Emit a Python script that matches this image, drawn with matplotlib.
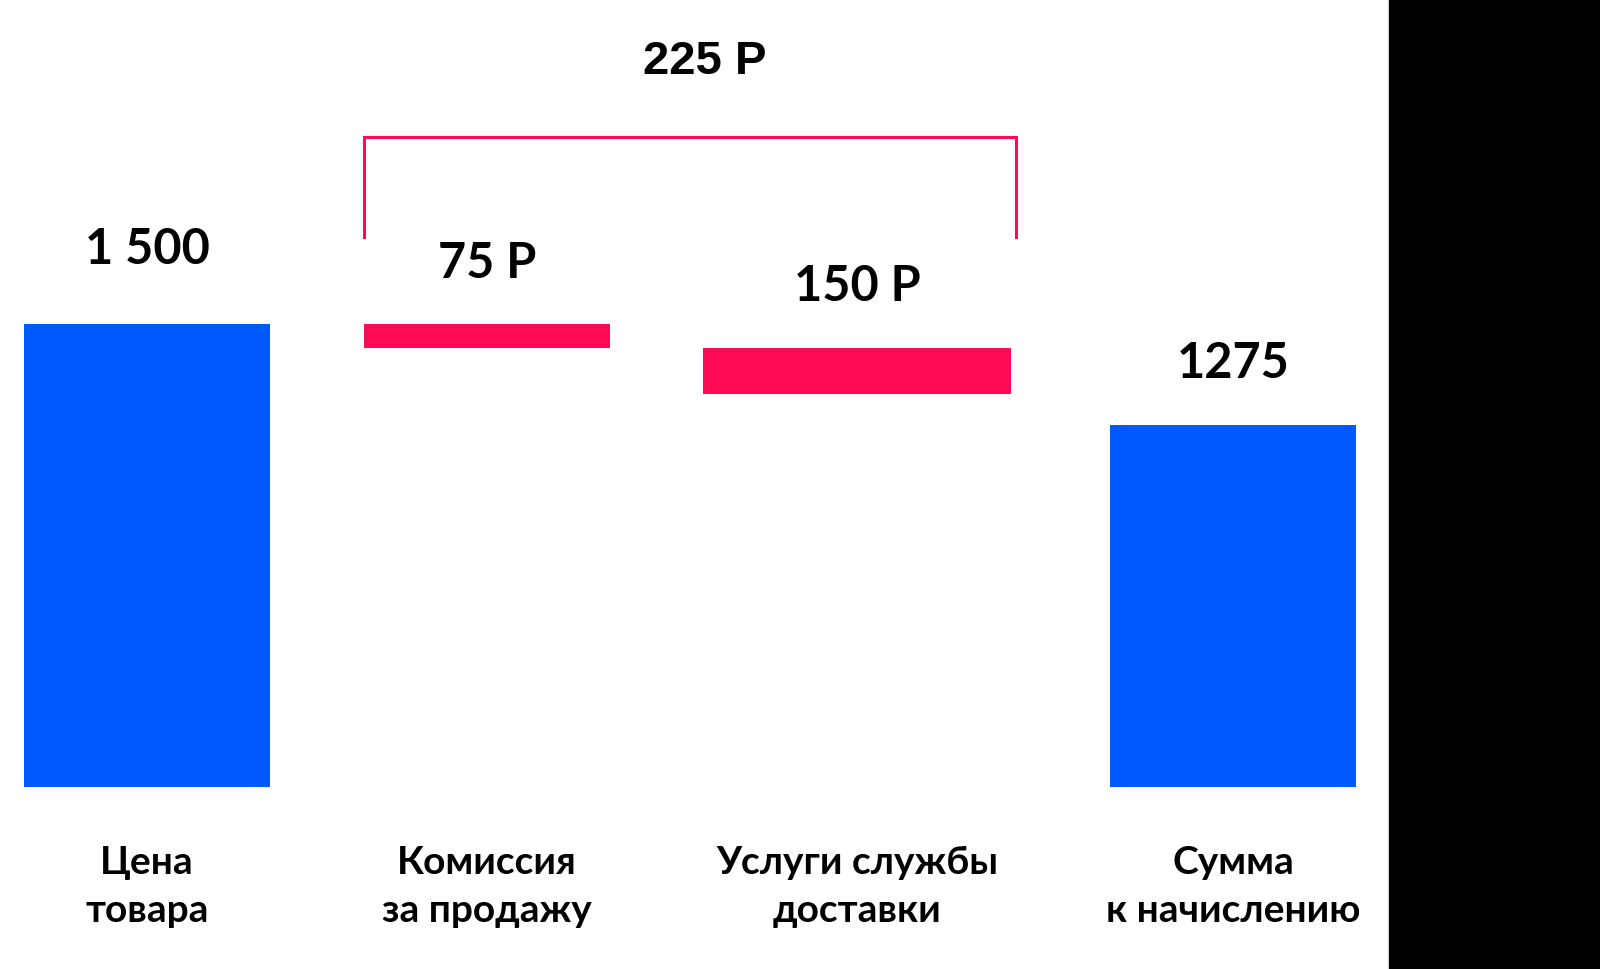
import matplotlib.pyplot as plt
import matplotlib.patches as patches

# data
categories = ["Цена\nтовара", "Комиссия\nза продажу", "Услуги службы\nдоставки", "Сумма\nк начислению"]
start_value = 1500
deductions = [75, 150]
final_drawn = 1175          # height the last bar is drawn at
value_labels = ["1 500", "75 Р", "150 Р", "1275"]
total_label = "225 Р"

# style
blue = '#005aff'
pink = '#ff0a54'
font = 'Lato'

fig = plt.figure(figsize=(16, 9.69), dpi=100)
ax = fig.add_axes([0, 0, 1, 1])
ax.set_xlim(0, 1600)
ax.set_ylim(-590, 2552)
ax.axis('off')

# black strip on the right
fig.add_artist(patches.Rectangle((1389 / 1600, 0), 1 - 1389 / 1600, 1,
                                 transform=fig.transFigure, color='black'))

centers = [147, 487, 857, 1233]
widths = [246, 246, 308, 246]

# waterfall geometry
heights = [start_value]
bottoms = [0]
level = start_value
for d in deductions:
    level -= d
    heights.append(d)
    bottoms.append(level)
heights.append(final_drawn)
bottoms.append(0)
colors = [blue, pink, pink, blue]

ax.bar(centers, heights, width=widths, bottom=bottoms, color=colors, linewidth=0)

# value labels above each bar
offsets = [54, 44, 44, 44]
for x, b, h, lab, off in zip(centers, bottoms, heights, value_labels, offsets):
    ax.annotate(lab, (x, b + h), xytext=(0, off), textcoords='offset points',
                ha='center', va='center', fontsize=35, family=font, fontweight='bold')

# category labels
for x, cat in zip(centers, categories):
    ax.text(x, -322, cat, ha='center', va='center', fontsize=28, family=font,
            fontweight='bold', linespacing=1.45)

# bracket over the deductions
x0 = centers[1] - widths[1] / 2
x1 = 1016
top = start_value + 608
leg = start_value + 284
ax.plot([x0, x0, x1, x1], [leg, top, top, leg], color=pink, lw=2.2, solid_joinstyle='miter')
ax.text(705, start_value + 852, total_label, ha='center', va='center', fontsize=34,
        family='Liberation Sans', fontweight='bold')

plt.savefig('out.png', dpi=100, facecolor='white')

· · · ·

**Work to be completed**: Transcribe the opening line of the listing above, please, and every line after it through the line with "bottom=bottoms, color=colors, linewidth=0)", word for word, without pictures.

**Exercise result**:
Emit a Python script that matches this image, drawn with matplotlib.
import matplotlib.pyplot as plt
import matplotlib.patches as patches

# data
categories = ["Цена\nтовара", "Комиссия\nза продажу", "Услуги службы\nдоставки", "Сумма\nк начислению"]
start_value = 1500
deductions = [75, 150]
final_drawn = 1175          # height the last bar is drawn at
value_labels = ["1 500", "75 Р", "150 Р", "1275"]
total_label = "225 Р"

# style
blue = '#005aff'
pink = '#ff0a54'
font = 'Lato'

fig = plt.figure(figsize=(16, 9.69), dpi=100)
ax = fig.add_axes([0, 0, 1, 1])
ax.set_xlim(0, 1600)
ax.set_ylim(-590, 2552)
ax.axis('off')

# black strip on the right
fig.add_artist(patches.Rectangle((1389 / 1600, 0), 1 - 1389 / 1600, 1,
                                 transform=fig.transFigure, color='black'))

centers = [147, 487, 857, 1233]
widths = [246, 246, 308, 246]

# waterfall geometry
heights = [start_value]
bottoms = [0]
level = start_value
for d in deductions:
    level -= d
    heights.append(d)
    bottoms.append(level)
heights.append(final_drawn)
bottoms.append(0)
colors = [blue, pink, pink, blue]

ax.bar(centers, heights, width=widths, bottom=bottoms, color=colors, linewidth=0)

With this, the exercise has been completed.